▸ **Direction**:
No images are to be carried over; print all other material exactly as it stands.

------

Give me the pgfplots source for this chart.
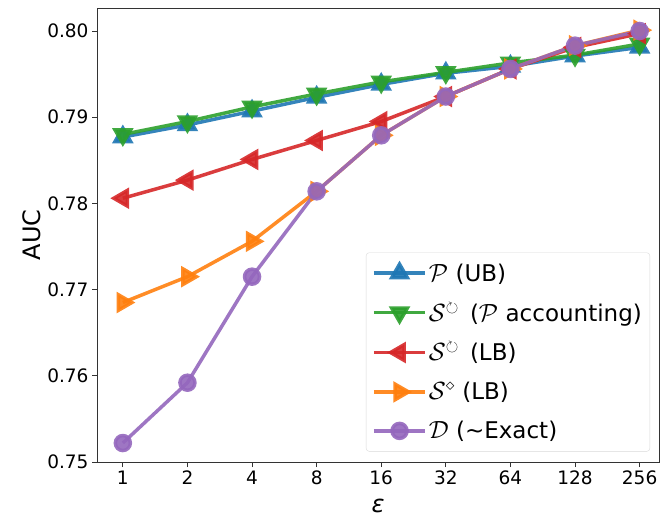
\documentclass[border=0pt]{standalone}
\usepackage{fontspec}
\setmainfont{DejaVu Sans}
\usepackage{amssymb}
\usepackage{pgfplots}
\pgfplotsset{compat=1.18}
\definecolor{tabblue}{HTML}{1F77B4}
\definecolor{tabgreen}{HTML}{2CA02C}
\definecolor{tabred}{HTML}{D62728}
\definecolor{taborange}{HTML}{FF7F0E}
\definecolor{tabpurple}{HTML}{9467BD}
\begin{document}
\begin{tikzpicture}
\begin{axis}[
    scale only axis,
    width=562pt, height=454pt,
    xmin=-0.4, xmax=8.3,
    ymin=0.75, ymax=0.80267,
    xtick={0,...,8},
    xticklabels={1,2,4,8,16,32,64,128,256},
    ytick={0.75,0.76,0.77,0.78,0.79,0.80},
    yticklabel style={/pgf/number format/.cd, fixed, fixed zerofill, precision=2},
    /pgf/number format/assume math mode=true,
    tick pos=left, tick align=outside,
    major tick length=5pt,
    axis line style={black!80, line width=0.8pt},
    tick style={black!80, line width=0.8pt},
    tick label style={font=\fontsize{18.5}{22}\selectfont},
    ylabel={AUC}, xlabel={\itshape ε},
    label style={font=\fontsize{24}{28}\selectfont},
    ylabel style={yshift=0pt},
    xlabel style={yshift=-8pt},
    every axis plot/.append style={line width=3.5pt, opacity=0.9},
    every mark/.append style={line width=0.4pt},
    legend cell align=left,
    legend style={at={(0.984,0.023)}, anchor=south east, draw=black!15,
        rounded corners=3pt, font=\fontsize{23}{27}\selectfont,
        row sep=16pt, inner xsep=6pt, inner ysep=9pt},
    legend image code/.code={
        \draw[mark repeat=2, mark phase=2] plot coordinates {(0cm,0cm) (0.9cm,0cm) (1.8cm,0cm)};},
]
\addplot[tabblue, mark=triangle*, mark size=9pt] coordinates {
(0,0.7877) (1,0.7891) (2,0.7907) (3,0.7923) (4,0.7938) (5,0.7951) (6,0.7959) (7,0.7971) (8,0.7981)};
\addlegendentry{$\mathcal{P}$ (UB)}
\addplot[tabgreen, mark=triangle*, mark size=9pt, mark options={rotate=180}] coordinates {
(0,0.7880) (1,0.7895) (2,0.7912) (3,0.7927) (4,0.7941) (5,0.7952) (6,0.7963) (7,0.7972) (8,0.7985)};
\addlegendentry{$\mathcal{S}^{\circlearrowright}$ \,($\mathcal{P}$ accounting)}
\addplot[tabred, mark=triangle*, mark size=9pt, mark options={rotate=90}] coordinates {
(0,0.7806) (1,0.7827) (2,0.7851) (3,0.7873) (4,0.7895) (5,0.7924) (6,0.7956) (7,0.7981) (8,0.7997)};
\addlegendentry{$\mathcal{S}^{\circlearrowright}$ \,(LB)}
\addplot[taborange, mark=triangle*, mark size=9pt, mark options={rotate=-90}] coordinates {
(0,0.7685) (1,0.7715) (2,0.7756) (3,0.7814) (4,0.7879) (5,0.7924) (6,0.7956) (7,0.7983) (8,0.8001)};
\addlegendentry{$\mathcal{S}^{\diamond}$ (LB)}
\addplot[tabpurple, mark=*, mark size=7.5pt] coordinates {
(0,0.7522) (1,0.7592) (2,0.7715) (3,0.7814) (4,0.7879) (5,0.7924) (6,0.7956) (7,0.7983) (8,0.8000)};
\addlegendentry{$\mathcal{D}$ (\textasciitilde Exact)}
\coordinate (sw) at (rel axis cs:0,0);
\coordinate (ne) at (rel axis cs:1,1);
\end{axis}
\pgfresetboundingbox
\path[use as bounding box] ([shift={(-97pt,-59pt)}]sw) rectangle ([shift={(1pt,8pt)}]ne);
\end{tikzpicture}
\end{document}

------

▸ **The answer**:
Give me the pgfplots source for this chart.
\documentclass[border=0pt]{standalone}
\usepackage{fontspec}
\setmainfont{DejaVu Sans}
\usepackage{amssymb}
\usepackage{pgfplots}
\pgfplotsset{compat=1.18}
\definecolor{tabblue}{HTML}{1F77B4}
\definecolor{tabgreen}{HTML}{2CA02C}
\definecolor{tabred}{HTML}{D62728}
\definecolor{taborange}{HTML}{FF7F0E}
\definecolor{tabpurple}{HTML}{9467BD}
\begin{document}
\begin{tikzpicture}
\begin{axis}[
    scale only axis,
    width=562pt, height=454pt,
    xmin=-0.4, xmax=8.3,
    ymin=0.75, ymax=0.80267,
    xtick={0,...,8},
    xticklabels={1,2,4,8,16,32,64,128,256},
    ytick={0.75,0.76,0.77,0.78,0.79,0.80},
    yticklabel style={/pgf/number format/.cd, fixed, fixed zerofill, precision=2},
    /pgf/number format/assume math mode=true,
    tick pos=left, tick align=outside,
    major tick length=5pt,
    axis line style={black!80, line width=0.8pt},
    tick style={black!80, line width=0.8pt},
    tick label style={font=\fontsize{18.5}{22}\selectfont},
    ylabel={AUC}, xlabel={\itshape ε},
    label style={font=\fontsize{24}{28}\selectfont},
    ylabel style={yshift=0pt},
    xlabel style={yshift=-8pt},
    every axis plot/.append style={line width=3.5pt, opacity=0.9},
    every mark/.append style={line width=0.4pt},
    legend cell align=left,
    legend style={at={(0.984,0.023)}, anchor=south east, draw=black!15,
        rounded corners=3pt, font=\fontsize{23}{27}\selectfont,
        row sep=16pt, inner xsep=6pt, inner ysep=9pt},
    legend image code/.code={
        \draw[mark repeat=2, mark phase=2] plot coordinates {(0cm,0cm) (0.9cm,0cm) (1.8cm,0cm)};},
]
\addplot[tabblue, mark=triangle*, mark size=9pt] coordinates {
(0,0.7877) (1,0.7891) (2,0.7907) (3,0.7923) (4,0.7938) (5,0.7951) (6,0.7959) (7,0.7971) (8,0.7981)};
\addlegendentry{$\mathcal{P}$ (UB)}
\addplot[tabgreen, mark=triangle*, mark size=9pt, mark options={rotate=180}] coordinates {
(0,0.7880) (1,0.7895) (2,0.7912) (3,0.7927) (4,0.7941) (5,0.7952) (6,0.7963) (7,0.7972) (8,0.7985)};
\addlegendentry{$\mathcal{S}^{\circlearrowright}$ \,($\mathcal{P}$ accounting)}
\addplot[tabred, mark=triangle*, mark size=9pt, mark options={rotate=90}] coordinates {
(0,0.7806) (1,0.7827) (2,0.7851) (3,0.7873) (4,0.7895) (5,0.7924) (6,0.7956) (7,0.7981) (8,0.7997)};
\addlegendentry{$\mathcal{S}^{\circlearrowright}$ \,(LB)}
\addplot[taborange, mark=triangle*, mark size=9pt, mark options={rotate=-90}] coordinates {
(0,0.7685) (1,0.7715) (2,0.7756) (3,0.7814) (4,0.7879) (5,0.7924) (6,0.7956) (7,0.7983) (8,0.8001)};
\addlegendentry{$\mathcal{S}^{\diamond}$ (LB)}
\addplot[tabpurple, mark=*, mark size=7.5pt] coordinates {
(0,0.7522) (1,0.7592) (2,0.7715) (3,0.7814) (4,0.7879) (5,0.7924) (6,0.7956) (7,0.7983) (8,0.8000)};
\addlegendentry{$\mathcal{D}$ (\textasciitilde Exact)}
\coordinate (sw) at (rel axis cs:0,0);
\coordinate (ne) at (rel axis cs:1,1);
\end{axis}
\pgfresetboundingbox
\path[use as bounding box] ([shift={(-97pt,-59pt)}]sw) rectangle ([shift={(1pt,8pt)}]ne);
\end{tikzpicture}
\end{document}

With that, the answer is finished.